**Given information**.
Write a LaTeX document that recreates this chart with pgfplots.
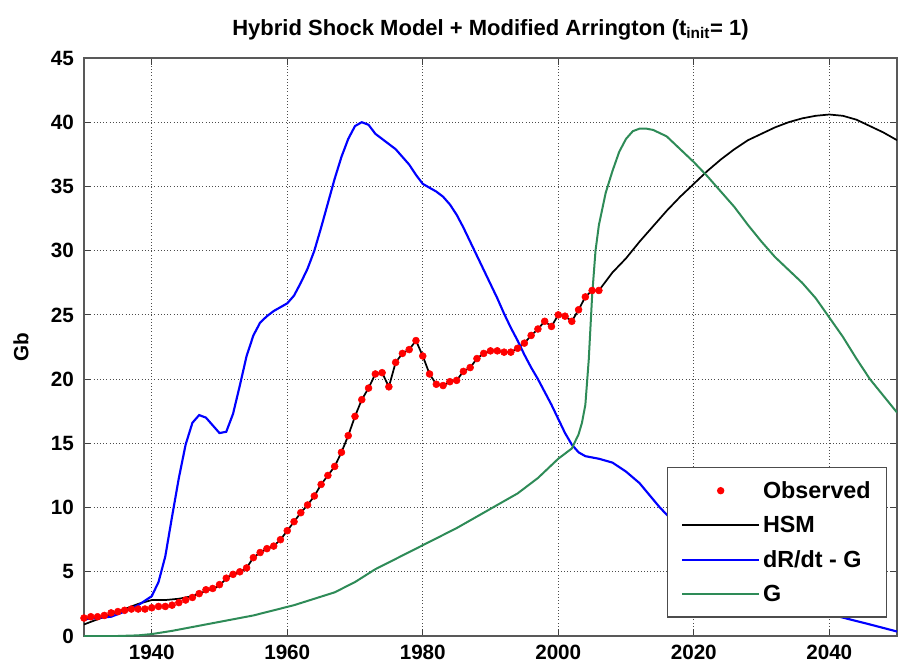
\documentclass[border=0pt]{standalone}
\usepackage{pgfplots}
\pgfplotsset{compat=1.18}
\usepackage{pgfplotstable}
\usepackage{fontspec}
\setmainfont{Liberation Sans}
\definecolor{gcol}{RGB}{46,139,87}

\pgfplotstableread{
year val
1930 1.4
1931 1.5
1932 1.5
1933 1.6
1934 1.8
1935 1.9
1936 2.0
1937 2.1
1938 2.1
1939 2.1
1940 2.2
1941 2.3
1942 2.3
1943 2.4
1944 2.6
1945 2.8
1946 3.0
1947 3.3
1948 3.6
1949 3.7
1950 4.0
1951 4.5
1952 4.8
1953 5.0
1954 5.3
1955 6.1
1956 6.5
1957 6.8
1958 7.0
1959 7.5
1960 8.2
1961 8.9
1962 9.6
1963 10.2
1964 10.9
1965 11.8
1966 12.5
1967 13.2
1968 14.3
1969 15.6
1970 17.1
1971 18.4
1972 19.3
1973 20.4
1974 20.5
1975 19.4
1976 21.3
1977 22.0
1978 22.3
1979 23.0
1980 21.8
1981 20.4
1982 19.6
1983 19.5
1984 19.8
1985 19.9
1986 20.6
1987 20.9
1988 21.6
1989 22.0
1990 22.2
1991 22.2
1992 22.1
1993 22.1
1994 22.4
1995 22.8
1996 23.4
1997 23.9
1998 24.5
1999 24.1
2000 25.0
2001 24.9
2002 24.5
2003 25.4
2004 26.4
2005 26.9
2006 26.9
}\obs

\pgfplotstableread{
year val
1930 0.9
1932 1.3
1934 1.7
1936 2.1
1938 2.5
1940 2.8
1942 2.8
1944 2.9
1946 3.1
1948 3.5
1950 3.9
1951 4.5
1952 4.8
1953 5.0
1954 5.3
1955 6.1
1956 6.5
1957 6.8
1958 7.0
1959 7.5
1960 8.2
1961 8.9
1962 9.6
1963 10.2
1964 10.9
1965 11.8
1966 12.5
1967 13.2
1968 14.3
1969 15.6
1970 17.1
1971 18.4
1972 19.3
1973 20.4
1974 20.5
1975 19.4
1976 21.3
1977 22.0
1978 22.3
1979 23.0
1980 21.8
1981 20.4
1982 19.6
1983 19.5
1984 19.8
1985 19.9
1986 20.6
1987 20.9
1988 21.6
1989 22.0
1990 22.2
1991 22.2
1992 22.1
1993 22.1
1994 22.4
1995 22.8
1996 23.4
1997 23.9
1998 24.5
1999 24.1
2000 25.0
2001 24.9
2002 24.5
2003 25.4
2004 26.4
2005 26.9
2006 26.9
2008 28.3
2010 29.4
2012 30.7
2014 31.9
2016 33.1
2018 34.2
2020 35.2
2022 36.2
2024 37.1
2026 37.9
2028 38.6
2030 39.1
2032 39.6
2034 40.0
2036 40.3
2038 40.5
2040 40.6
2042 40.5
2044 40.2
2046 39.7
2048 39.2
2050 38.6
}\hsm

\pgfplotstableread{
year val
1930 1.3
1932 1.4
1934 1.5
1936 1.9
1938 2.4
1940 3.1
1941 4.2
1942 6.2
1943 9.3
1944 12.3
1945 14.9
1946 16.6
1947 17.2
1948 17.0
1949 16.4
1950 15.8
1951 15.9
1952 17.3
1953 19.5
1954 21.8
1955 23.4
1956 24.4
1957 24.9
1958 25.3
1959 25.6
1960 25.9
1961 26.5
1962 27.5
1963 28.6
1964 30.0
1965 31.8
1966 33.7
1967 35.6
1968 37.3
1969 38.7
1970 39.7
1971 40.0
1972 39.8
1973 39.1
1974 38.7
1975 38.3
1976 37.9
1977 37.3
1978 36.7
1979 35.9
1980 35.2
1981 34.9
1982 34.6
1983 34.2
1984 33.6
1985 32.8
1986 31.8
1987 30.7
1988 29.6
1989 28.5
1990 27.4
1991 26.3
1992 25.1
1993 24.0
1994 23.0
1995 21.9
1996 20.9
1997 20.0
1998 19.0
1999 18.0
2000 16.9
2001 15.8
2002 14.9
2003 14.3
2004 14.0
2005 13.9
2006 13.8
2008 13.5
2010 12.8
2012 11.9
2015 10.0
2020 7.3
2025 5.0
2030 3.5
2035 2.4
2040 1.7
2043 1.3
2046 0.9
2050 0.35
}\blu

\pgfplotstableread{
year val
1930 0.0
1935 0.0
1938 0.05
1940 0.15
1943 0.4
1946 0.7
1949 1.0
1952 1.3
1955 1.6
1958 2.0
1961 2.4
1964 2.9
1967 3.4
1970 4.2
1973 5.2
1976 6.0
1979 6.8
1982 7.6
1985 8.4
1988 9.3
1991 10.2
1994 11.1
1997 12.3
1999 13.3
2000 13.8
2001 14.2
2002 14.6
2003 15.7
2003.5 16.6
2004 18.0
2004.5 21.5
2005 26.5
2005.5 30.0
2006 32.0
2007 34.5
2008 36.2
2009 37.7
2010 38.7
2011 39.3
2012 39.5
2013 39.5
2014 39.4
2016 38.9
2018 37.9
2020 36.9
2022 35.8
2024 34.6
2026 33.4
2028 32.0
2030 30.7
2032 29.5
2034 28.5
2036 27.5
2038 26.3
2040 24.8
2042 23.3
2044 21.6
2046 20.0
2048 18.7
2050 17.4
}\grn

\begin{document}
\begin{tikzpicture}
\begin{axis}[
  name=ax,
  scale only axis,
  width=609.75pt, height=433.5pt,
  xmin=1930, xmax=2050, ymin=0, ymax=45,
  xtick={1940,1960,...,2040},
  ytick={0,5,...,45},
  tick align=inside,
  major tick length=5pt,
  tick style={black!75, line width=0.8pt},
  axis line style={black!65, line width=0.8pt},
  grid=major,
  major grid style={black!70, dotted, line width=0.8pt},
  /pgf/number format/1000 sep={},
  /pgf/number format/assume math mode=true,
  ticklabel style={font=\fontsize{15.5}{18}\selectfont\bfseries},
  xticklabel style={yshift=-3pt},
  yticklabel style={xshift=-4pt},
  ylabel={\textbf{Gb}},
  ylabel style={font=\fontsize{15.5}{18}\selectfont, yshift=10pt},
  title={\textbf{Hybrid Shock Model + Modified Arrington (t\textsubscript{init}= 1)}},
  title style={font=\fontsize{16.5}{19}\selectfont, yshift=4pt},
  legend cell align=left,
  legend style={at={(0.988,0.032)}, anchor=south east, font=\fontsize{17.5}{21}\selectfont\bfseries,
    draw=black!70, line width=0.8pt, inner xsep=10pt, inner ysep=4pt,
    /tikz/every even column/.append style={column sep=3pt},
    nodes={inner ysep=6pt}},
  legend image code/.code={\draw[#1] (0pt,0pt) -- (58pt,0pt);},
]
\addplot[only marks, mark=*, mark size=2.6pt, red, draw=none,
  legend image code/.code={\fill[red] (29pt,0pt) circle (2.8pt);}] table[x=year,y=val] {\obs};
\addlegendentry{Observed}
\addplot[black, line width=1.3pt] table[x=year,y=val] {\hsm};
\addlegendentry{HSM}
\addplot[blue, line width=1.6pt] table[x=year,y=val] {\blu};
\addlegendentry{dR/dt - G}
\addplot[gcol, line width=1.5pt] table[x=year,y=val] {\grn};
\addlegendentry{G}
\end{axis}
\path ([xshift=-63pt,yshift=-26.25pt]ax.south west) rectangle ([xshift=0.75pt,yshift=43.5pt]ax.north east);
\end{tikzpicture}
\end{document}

**What this task involves**.
Transcribe the full listing above exactly, with the images removed.

**Solution to this problem**.
Write a LaTeX document that recreates this chart with pgfplots.
\documentclass[border=0pt]{standalone}
\usepackage{pgfplots}
\pgfplotsset{compat=1.18}
\usepackage{pgfplotstable}
\usepackage{fontspec}
\setmainfont{Liberation Sans}
\definecolor{gcol}{RGB}{46,139,87}

\pgfplotstableread{
year val
1930 1.4
1931 1.5
1932 1.5
1933 1.6
1934 1.8
1935 1.9
1936 2.0
1937 2.1
1938 2.1
1939 2.1
1940 2.2
1941 2.3
1942 2.3
1943 2.4
1944 2.6
1945 2.8
1946 3.0
1947 3.3
1948 3.6
1949 3.7
1950 4.0
1951 4.5
1952 4.8
1953 5.0
1954 5.3
1955 6.1
1956 6.5
1957 6.8
1958 7.0
1959 7.5
1960 8.2
1961 8.9
1962 9.6
1963 10.2
1964 10.9
1965 11.8
1966 12.5
1967 13.2
1968 14.3
1969 15.6
1970 17.1
1971 18.4
1972 19.3
1973 20.4
1974 20.5
1975 19.4
1976 21.3
1977 22.0
1978 22.3
1979 23.0
1980 21.8
1981 20.4
1982 19.6
1983 19.5
1984 19.8
1985 19.9
1986 20.6
1987 20.9
1988 21.6
1989 22.0
1990 22.2
1991 22.2
1992 22.1
1993 22.1
1994 22.4
1995 22.8
1996 23.4
1997 23.9
1998 24.5
1999 24.1
2000 25.0
2001 24.9
2002 24.5
2003 25.4
2004 26.4
2005 26.9
2006 26.9
}\obs

\pgfplotstableread{
year val
1930 0.9
1932 1.3
1934 1.7
1936 2.1
1938 2.5
1940 2.8
1942 2.8
1944 2.9
1946 3.1
1948 3.5
1950 3.9
1951 4.5
1952 4.8
1953 5.0
1954 5.3
1955 6.1
1956 6.5
1957 6.8
1958 7.0
1959 7.5
1960 8.2
1961 8.9
1962 9.6
1963 10.2
1964 10.9
1965 11.8
1966 12.5
1967 13.2
1968 14.3
1969 15.6
1970 17.1
1971 18.4
1972 19.3
1973 20.4
1974 20.5
1975 19.4
1976 21.3
1977 22.0
1978 22.3
1979 23.0
1980 21.8
1981 20.4
1982 19.6
1983 19.5
1984 19.8
1985 19.9
1986 20.6
1987 20.9
1988 21.6
1989 22.0
1990 22.2
1991 22.2
1992 22.1
1993 22.1
1994 22.4
1995 22.8
1996 23.4
1997 23.9
1998 24.5
1999 24.1
2000 25.0
2001 24.9
2002 24.5
2003 25.4
2004 26.4
2005 26.9
2006 26.9
2008 28.3
2010 29.4
2012 30.7
2014 31.9
2016 33.1
2018 34.2
2020 35.2
2022 36.2
2024 37.1
2026 37.9
2028 38.6
2030 39.1
2032 39.6
2034 40.0
2036 40.3
2038 40.5
2040 40.6
2042 40.5
2044 40.2
2046 39.7
2048 39.2
2050 38.6
}\hsm

\pgfplotstableread{
year val
1930 1.3
1932 1.4
1934 1.5
1936 1.9
1938 2.4
1940 3.1
1941 4.2
1942 6.2
1943 9.3
1944 12.3
1945 14.9
1946 16.6
1947 17.2
1948 17.0
1949 16.4
1950 15.8
1951 15.9
1952 17.3
1953 19.5
1954 21.8
1955 23.4
1956 24.4
1957 24.9
1958 25.3
1959 25.6
1960 25.9
1961 26.5
1962 27.5
1963 28.6
1964 30.0
1965 31.8
1966 33.7
1967 35.6
1968 37.3
1969 38.7
1970 39.7
1971 40.0
1972 39.8
1973 39.1
1974 38.7
1975 38.3
1976 37.9
1977 37.3
1978 36.7
1979 35.9
1980 35.2
1981 34.9
1982 34.6
1983 34.2
1984 33.6
1985 32.8
1986 31.8
1987 30.7
1988 29.6
1989 28.5
1990 27.4
1991 26.3
1992 25.1
1993 24.0
1994 23.0
1995 21.9
1996 20.9
1997 20.0
1998 19.0
1999 18.0
2000 16.9
2001 15.8
2002 14.9
2003 14.3
2004 14.0
2005 13.9
2006 13.8
2008 13.5
2010 12.8
2012 11.9
2015 10.0
2020 7.3
2025 5.0
2030 3.5
2035 2.4
2040 1.7
2043 1.3
2046 0.9
2050 0.35
}\blu

\pgfplotstableread{
year val
1930 0.0
1935 0.0
1938 0.05
1940 0.15
1943 0.4
1946 0.7
1949 1.0
1952 1.3
1955 1.6
1958 2.0
1961 2.4
1964 2.9
1967 3.4
1970 4.2
1973 5.2
1976 6.0
1979 6.8
1982 7.6
1985 8.4
1988 9.3
1991 10.2
1994 11.1
1997 12.3
1999 13.3
2000 13.8
2001 14.2
2002 14.6
2003 15.7
2003.5 16.6
2004 18.0
2004.5 21.5
2005 26.5
2005.5 30.0
2006 32.0
2007 34.5
2008 36.2
2009 37.7
2010 38.7
2011 39.3
2012 39.5
2013 39.5
2014 39.4
2016 38.9
2018 37.9
2020 36.9
2022 35.8
2024 34.6
2026 33.4
2028 32.0
2030 30.7
2032 29.5
2034 28.5
2036 27.5
2038 26.3
2040 24.8
2042 23.3
2044 21.6
2046 20.0
2048 18.7
2050 17.4
}\grn

\begin{document}
\begin{tikzpicture}
\begin{axis}[
  name=ax,
  scale only axis,
  width=609.75pt, height=433.5pt,
  xmin=1930, xmax=2050, ymin=0, ymax=45,
  xtick={1940,1960,...,2040},
  ytick={0,5,...,45},
  tick align=inside,
  major tick length=5pt,
  tick style={black!75, line width=0.8pt},
  axis line style={black!65, line width=0.8pt},
  grid=major,
  major grid style={black!70, dotted, line width=0.8pt},
  /pgf/number format/1000 sep={},
  /pgf/number format/assume math mode=true,
  ticklabel style={font=\fontsize{15.5}{18}\selectfont\bfseries},
  xticklabel style={yshift=-3pt},
  yticklabel style={xshift=-4pt},
  ylabel={\textbf{Gb}},
  ylabel style={font=\fontsize{15.5}{18}\selectfont, yshift=10pt},
  title={\textbf{Hybrid Shock Model + Modified Arrington (t\textsubscript{init}= 1)}},
  title style={font=\fontsize{16.5}{19}\selectfont, yshift=4pt},
  legend cell align=left,
  legend style={at={(0.988,0.032)}, anchor=south east, font=\fontsize{17.5}{21}\selectfont\bfseries,
    draw=black!70, line width=0.8pt, inner xsep=10pt, inner ysep=4pt,
    /tikz/every even column/.append style={column sep=3pt},
    nodes={inner ysep=6pt}},
  legend image code/.code={\draw[#1] (0pt,0pt) -- (58pt,0pt);},
]
\addplot[only marks, mark=*, mark size=2.6pt, red, draw=none,
  legend image code/.code={\fill[red] (29pt,0pt) circle (2.8pt);}] table[x=year,y=val] {\obs};
\addlegendentry{Observed}
\addplot[black, line width=1.3pt] table[x=year,y=val] {\hsm};
\addlegendentry{HSM}
\addplot[blue, line width=1.6pt] table[x=year,y=val] {\blu};
\addlegendentry{dR/dt - G}
\addplot[gcol, line width=1.5pt] table[x=year,y=val] {\grn};
\addlegendentry{G}
\end{axis}
\path ([xshift=-63pt,yshift=-26.25pt]ax.south west) rectangle ([xshift=0.75pt,yshift=43.5pt]ax.north east);
\end{tikzpicture}
\end{document}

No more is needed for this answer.